Written exercise — Restate all the material verbatim, except for the pictures.

Material —
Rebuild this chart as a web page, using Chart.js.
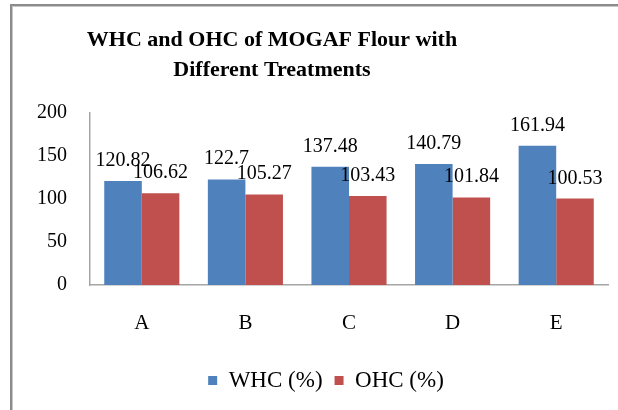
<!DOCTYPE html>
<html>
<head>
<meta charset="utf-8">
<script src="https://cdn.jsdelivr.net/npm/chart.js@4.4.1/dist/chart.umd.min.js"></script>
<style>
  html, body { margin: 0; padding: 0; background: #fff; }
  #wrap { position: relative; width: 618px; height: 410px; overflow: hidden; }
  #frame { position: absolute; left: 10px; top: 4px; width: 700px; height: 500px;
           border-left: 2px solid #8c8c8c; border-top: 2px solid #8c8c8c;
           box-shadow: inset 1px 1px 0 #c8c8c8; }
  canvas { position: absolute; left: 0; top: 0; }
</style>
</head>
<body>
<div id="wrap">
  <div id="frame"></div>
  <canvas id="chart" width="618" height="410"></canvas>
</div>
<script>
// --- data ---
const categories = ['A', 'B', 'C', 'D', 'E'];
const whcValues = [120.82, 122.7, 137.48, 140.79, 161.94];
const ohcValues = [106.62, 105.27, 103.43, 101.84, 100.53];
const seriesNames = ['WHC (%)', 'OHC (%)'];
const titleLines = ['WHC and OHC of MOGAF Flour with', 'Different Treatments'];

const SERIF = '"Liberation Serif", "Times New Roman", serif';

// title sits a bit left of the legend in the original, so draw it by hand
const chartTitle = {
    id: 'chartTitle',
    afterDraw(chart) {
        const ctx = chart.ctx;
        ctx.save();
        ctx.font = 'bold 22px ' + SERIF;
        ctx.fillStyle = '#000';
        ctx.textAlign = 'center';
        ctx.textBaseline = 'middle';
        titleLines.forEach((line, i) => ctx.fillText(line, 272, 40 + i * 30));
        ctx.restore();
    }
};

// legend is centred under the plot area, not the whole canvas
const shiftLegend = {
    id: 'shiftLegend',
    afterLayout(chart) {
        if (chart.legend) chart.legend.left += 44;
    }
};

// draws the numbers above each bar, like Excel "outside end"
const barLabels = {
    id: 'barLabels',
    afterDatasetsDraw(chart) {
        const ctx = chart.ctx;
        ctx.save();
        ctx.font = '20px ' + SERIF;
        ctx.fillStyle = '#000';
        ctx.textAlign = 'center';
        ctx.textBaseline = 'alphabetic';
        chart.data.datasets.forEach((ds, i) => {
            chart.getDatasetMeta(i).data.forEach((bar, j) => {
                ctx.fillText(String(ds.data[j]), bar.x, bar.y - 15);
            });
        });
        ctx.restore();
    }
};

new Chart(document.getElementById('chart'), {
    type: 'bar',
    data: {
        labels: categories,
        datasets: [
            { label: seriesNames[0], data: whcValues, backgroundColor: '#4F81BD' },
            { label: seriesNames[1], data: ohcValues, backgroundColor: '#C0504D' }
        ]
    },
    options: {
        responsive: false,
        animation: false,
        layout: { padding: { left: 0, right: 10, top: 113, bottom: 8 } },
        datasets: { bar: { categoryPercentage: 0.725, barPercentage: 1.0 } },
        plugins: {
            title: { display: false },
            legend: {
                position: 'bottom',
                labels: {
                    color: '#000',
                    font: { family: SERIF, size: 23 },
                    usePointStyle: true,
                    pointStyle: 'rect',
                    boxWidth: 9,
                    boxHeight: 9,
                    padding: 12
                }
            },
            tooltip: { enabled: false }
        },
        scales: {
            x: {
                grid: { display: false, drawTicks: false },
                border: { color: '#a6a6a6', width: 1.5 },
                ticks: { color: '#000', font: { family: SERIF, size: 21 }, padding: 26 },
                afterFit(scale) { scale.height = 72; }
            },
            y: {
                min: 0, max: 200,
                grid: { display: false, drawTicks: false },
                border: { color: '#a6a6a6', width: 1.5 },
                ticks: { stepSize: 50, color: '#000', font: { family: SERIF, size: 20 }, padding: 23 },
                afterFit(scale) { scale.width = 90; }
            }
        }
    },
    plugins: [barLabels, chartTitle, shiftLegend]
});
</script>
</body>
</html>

Complete output —
Rebuild this chart as a web page, using Chart.js.
<!DOCTYPE html>
<html>
<head>
<meta charset="utf-8">
<script src="https://cdn.jsdelivr.net/npm/chart.js@4.4.1/dist/chart.umd.min.js"></script>
<style>
  html, body { margin: 0; padding: 0; background: #fff; }
  #wrap { position: relative; width: 618px; height: 410px; overflow: hidden; }
  #frame { position: absolute; left: 10px; top: 4px; width: 700px; height: 500px;
           border-left: 2px solid #8c8c8c; border-top: 2px solid #8c8c8c;
           box-shadow: inset 1px 1px 0 #c8c8c8; }
  canvas { position: absolute; left: 0; top: 0; }
</style>
</head>
<body>
<div id="wrap">
  <div id="frame"></div>
  <canvas id="chart" width="618" height="410"></canvas>
</div>
<script>
// --- data ---
const categories = ['A', 'B', 'C', 'D', 'E'];
const whcValues = [120.82, 122.7, 137.48, 140.79, 161.94];
const ohcValues = [106.62, 105.27, 103.43, 101.84, 100.53];
const seriesNames = ['WHC (%)', 'OHC (%)'];
const titleLines = ['WHC and OHC of MOGAF Flour with', 'Different Treatments'];

const SERIF = '"Liberation Serif", "Times New Roman", serif';

// title sits a bit left of the legend in the original, so draw it by hand
const chartTitle = {
    id: 'chartTitle',
    afterDraw(chart) {
        const ctx = chart.ctx;
        ctx.save();
        ctx.font = 'bold 22px ' + SERIF;
        ctx.fillStyle = '#000';
        ctx.textAlign = 'center';
        ctx.textBaseline = 'middle';
        titleLines.forEach((line, i) => ctx.fillText(line, 272, 40 + i * 30));
        ctx.restore();
    }
};

// legend is centred under the plot area, not the whole canvas
const shiftLegend = {
    id: 'shiftLegend',
    afterLayout(chart) {
        if (chart.legend) chart.legend.left += 44;
    }
};

// draws the numbers above each bar, like Excel "outside end"
const barLabels = {
    id: 'barLabels',
    afterDatasetsDraw(chart) {
        const ctx = chart.ctx;
        ctx.save();
        ctx.font = '20px ' + SERIF;
        ctx.fillStyle = '#000';
        ctx.textAlign = 'center';
        ctx.textBaseline = 'alphabetic';
        chart.data.datasets.forEach((ds, i) => {
            chart.getDatasetMeta(i).data.forEach((bar, j) => {
                ctx.fillText(String(ds.data[j]), bar.x, bar.y - 15);
            });
        });
        ctx.restore();
    }
};

new Chart(document.getElementById('chart'), {
    type: 'bar',
    data: {
        labels: categories,
        datasets: [
            { label: seriesNames[0], data: whcValues, backgroundColor: '#4F81BD' },
            { label: seriesNames[1], data: ohcValues, backgroundColor: '#C0504D' }
        ]
    },
    options: {
        responsive: false,
        animation: false,
        layout: { padding: { left: 0, right: 10, top: 113, bottom: 8 } },
        datasets: { bar: { categoryPercentage: 0.725, barPercentage: 1.0 } },
        plugins: {
            title: { display: false },
            legend: {
                position: 'bottom',
                labels: {
                    color: '#000',
                    font: { family: SERIF, size: 23 },
                    usePointStyle: true,
                    pointStyle: 'rect',
                    boxWidth: 9,
                    boxHeight: 9,
                    padding: 12
                }
            },
            tooltip: { enabled: false }
        },
        scales: {
            x: {
                grid: { display: false, drawTicks: false },
                border: { color: '#a6a6a6', width: 1.5 },
                ticks: { color: '#000', font: { family: SERIF, size: 21 }, padding: 26 },
                afterFit(scale) { scale.height = 72; }
            },
            y: {
                min: 0, max: 200,
                grid: { display: false, drawTicks: false },
                border: { color: '#a6a6a6', width: 1.5 },
                ticks: { stepSize: 50, color: '#000', font: { family: SERIF, size: 20 }, padding: 23 },
                afterFit(scale) { scale.width = 90; }
            }
        }
    },
    plugins: [barLabels, chartTitle, shiftLegend]
});
</script>
</body>
</html>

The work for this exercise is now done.